**Instruction**
Leaving the pictures aside, transcribe every line below exactly.

─── Data excerpt ───

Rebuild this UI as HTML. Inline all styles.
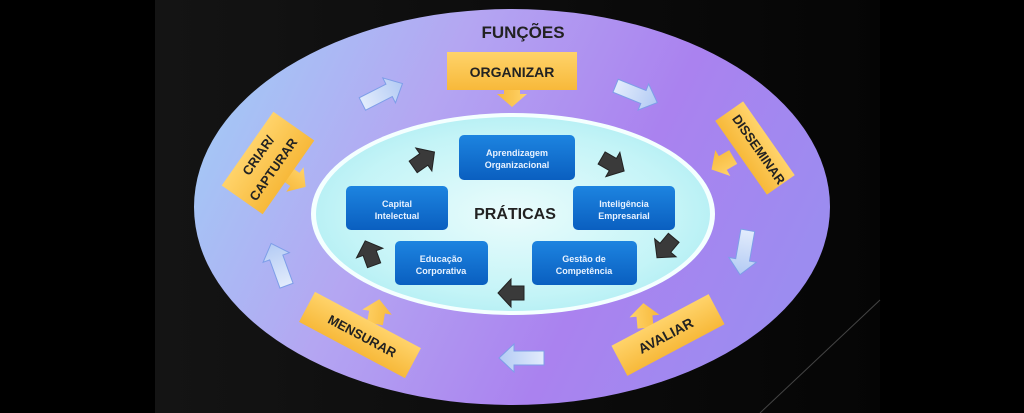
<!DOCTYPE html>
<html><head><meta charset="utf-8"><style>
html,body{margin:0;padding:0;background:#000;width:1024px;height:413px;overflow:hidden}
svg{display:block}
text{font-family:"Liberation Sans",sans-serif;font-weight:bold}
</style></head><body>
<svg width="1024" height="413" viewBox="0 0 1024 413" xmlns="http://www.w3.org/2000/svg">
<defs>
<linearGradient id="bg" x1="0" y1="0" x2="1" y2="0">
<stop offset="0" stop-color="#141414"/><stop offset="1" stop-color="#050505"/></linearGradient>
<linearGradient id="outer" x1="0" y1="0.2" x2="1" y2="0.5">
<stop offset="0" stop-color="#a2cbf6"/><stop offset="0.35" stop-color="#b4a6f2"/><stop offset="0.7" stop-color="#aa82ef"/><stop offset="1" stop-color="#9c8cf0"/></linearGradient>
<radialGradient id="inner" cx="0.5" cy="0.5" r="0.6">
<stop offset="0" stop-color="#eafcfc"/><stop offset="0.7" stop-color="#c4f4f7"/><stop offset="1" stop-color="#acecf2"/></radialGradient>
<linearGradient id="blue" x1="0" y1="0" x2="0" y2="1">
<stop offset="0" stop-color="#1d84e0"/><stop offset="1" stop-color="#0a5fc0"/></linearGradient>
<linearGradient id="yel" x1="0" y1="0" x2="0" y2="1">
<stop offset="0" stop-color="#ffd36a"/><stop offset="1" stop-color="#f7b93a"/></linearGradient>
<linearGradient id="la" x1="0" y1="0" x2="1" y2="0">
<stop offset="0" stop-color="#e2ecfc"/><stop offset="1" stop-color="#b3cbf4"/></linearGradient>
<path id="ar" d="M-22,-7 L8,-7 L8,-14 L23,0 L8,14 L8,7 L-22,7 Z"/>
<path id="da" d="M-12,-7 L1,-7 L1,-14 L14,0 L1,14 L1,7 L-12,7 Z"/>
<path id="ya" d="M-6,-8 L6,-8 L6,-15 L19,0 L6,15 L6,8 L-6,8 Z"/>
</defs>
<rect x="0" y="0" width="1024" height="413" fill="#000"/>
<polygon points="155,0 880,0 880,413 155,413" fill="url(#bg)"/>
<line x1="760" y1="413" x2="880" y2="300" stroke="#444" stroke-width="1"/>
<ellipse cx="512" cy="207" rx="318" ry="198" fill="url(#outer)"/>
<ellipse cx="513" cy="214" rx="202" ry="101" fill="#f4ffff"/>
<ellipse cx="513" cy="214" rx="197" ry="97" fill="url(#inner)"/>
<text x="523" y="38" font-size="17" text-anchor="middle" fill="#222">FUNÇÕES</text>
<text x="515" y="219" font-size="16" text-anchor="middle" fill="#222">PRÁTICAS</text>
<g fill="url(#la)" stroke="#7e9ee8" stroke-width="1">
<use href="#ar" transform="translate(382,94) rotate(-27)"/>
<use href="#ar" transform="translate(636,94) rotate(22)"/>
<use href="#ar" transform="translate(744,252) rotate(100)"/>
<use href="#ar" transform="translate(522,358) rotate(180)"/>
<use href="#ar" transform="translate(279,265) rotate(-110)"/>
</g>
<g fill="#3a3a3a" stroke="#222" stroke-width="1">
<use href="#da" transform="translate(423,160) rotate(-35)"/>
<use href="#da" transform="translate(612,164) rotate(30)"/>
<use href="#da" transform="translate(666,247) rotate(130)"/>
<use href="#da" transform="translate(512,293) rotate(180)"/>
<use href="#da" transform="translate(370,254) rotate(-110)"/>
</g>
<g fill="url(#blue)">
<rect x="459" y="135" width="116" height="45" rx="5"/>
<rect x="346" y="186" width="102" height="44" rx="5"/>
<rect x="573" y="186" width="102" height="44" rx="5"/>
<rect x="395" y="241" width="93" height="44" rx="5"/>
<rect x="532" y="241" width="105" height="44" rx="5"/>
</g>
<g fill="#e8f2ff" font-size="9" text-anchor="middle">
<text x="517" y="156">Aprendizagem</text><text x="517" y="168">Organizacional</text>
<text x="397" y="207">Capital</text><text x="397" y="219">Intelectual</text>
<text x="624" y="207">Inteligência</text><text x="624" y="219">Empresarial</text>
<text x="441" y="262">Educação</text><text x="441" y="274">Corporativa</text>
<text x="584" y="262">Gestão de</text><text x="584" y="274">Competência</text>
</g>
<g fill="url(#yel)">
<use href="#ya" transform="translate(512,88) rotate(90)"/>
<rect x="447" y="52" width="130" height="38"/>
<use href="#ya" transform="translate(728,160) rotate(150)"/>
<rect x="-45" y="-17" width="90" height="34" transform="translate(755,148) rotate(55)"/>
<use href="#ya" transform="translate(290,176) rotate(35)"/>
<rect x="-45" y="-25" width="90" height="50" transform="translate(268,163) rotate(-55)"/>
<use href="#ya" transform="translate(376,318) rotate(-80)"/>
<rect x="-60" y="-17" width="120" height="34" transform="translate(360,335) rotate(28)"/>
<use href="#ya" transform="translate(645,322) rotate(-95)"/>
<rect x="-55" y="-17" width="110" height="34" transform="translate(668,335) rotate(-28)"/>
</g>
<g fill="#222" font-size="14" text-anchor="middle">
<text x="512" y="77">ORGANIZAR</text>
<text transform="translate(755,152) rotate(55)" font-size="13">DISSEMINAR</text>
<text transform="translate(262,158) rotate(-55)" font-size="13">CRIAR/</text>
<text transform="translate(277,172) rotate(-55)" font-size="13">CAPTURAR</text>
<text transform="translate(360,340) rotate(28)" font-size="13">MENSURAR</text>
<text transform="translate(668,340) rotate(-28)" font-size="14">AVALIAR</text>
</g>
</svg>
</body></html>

───

**Written response**
Rebuild this UI as HTML. Inline all styles.
<!DOCTYPE html>
<html><head><meta charset="utf-8"><style>
html,body{margin:0;padding:0;background:#000;width:1024px;height:413px;overflow:hidden}
svg{display:block}
text{font-family:"Liberation Sans",sans-serif;font-weight:bold}
</style></head><body>
<svg width="1024" height="413" viewBox="0 0 1024 413" xmlns="http://www.w3.org/2000/svg">
<defs>
<linearGradient id="bg" x1="0" y1="0" x2="1" y2="0">
<stop offset="0" stop-color="#141414"/><stop offset="1" stop-color="#050505"/></linearGradient>
<linearGradient id="outer" x1="0" y1="0.2" x2="1" y2="0.5">
<stop offset="0" stop-color="#a2cbf6"/><stop offset="0.35" stop-color="#b4a6f2"/><stop offset="0.7" stop-color="#aa82ef"/><stop offset="1" stop-color="#9c8cf0"/></linearGradient>
<radialGradient id="inner" cx="0.5" cy="0.5" r="0.6">
<stop offset="0" stop-color="#eafcfc"/><stop offset="0.7" stop-color="#c4f4f7"/><stop offset="1" stop-color="#acecf2"/></radialGradient>
<linearGradient id="blue" x1="0" y1="0" x2="0" y2="1">
<stop offset="0" stop-color="#1d84e0"/><stop offset="1" stop-color="#0a5fc0"/></linearGradient>
<linearGradient id="yel" x1="0" y1="0" x2="0" y2="1">
<stop offset="0" stop-color="#ffd36a"/><stop offset="1" stop-color="#f7b93a"/></linearGradient>
<linearGradient id="la" x1="0" y1="0" x2="1" y2="0">
<stop offset="0" stop-color="#e2ecfc"/><stop offset="1" stop-color="#b3cbf4"/></linearGradient>
<path id="ar" d="M-22,-7 L8,-7 L8,-14 L23,0 L8,14 L8,7 L-22,7 Z"/>
<path id="da" d="M-12,-7 L1,-7 L1,-14 L14,0 L1,14 L1,7 L-12,7 Z"/>
<path id="ya" d="M-6,-8 L6,-8 L6,-15 L19,0 L6,15 L6,8 L-6,8 Z"/>
</defs>
<rect x="0" y="0" width="1024" height="413" fill="#000"/>
<polygon points="155,0 880,0 880,413 155,413" fill="url(#bg)"/>
<line x1="760" y1="413" x2="880" y2="300" stroke="#444" stroke-width="1"/>
<ellipse cx="512" cy="207" rx="318" ry="198" fill="url(#outer)"/>
<ellipse cx="513" cy="214" rx="202" ry="101" fill="#f4ffff"/>
<ellipse cx="513" cy="214" rx="197" ry="97" fill="url(#inner)"/>
<text x="523" y="38" font-size="17" text-anchor="middle" fill="#222">FUNÇÕES</text>
<text x="515" y="219" font-size="16" text-anchor="middle" fill="#222">PRÁTICAS</text>
<g fill="url(#la)" stroke="#7e9ee8" stroke-width="1">
<use href="#ar" transform="translate(382,94) rotate(-27)"/>
<use href="#ar" transform="translate(636,94) rotate(22)"/>
<use href="#ar" transform="translate(744,252) rotate(100)"/>
<use href="#ar" transform="translate(522,358) rotate(180)"/>
<use href="#ar" transform="translate(279,265) rotate(-110)"/>
</g>
<g fill="#3a3a3a" stroke="#222" stroke-width="1">
<use href="#da" transform="translate(423,160) rotate(-35)"/>
<use href="#da" transform="translate(612,164) rotate(30)"/>
<use href="#da" transform="translate(666,247) rotate(130)"/>
<use href="#da" transform="translate(512,293) rotate(180)"/>
<use href="#da" transform="translate(370,254) rotate(-110)"/>
</g>
<g fill="url(#blue)">
<rect x="459" y="135" width="116" height="45" rx="5"/>
<rect x="346" y="186" width="102" height="44" rx="5"/>
<rect x="573" y="186" width="102" height="44" rx="5"/>
<rect x="395" y="241" width="93" height="44" rx="5"/>
<rect x="532" y="241" width="105" height="44" rx="5"/>
</g>
<g fill="#e8f2ff" font-size="9" text-anchor="middle">
<text x="517" y="156">Aprendizagem</text><text x="517" y="168">Organizacional</text>
<text x="397" y="207">Capital</text><text x="397" y="219">Intelectual</text>
<text x="624" y="207">Inteligência</text><text x="624" y="219">Empresarial</text>
<text x="441" y="262">Educação</text><text x="441" y="274">Corporativa</text>
<text x="584" y="262">Gestão de</text><text x="584" y="274">Competência</text>
</g>
<g fill="url(#yel)">
<use href="#ya" transform="translate(512,88) rotate(90)"/>
<rect x="447" y="52" width="130" height="38"/>
<use href="#ya" transform="translate(728,160) rotate(150)"/>
<rect x="-45" y="-17" width="90" height="34" transform="translate(755,148) rotate(55)"/>
<use href="#ya" transform="translate(290,176) rotate(35)"/>
<rect x="-45" y="-25" width="90" height="50" transform="translate(268,163) rotate(-55)"/>
<use href="#ya" transform="translate(376,318) rotate(-80)"/>
<rect x="-60" y="-17" width="120" height="34" transform="translate(360,335) rotate(28)"/>
<use href="#ya" transform="translate(645,322) rotate(-95)"/>
<rect x="-55" y="-17" width="110" height="34" transform="translate(668,335) rotate(-28)"/>
</g>
<g fill="#222" font-size="14" text-anchor="middle">
<text x="512" y="77">ORGANIZAR</text>
<text transform="translate(755,152) rotate(55)" font-size="13">DISSEMINAR</text>
<text transform="translate(262,158) rotate(-55)" font-size="13">CRIAR/</text>
<text transform="translate(277,172) rotate(-55)" font-size="13">CAPTURAR</text>
<text transform="translate(360,340) rotate(28)" font-size="13">MENSURAR</text>
<text transform="translate(668,340) rotate(-28)" font-size="14">AVALIAR</text>
</g>
</svg>
</body></html>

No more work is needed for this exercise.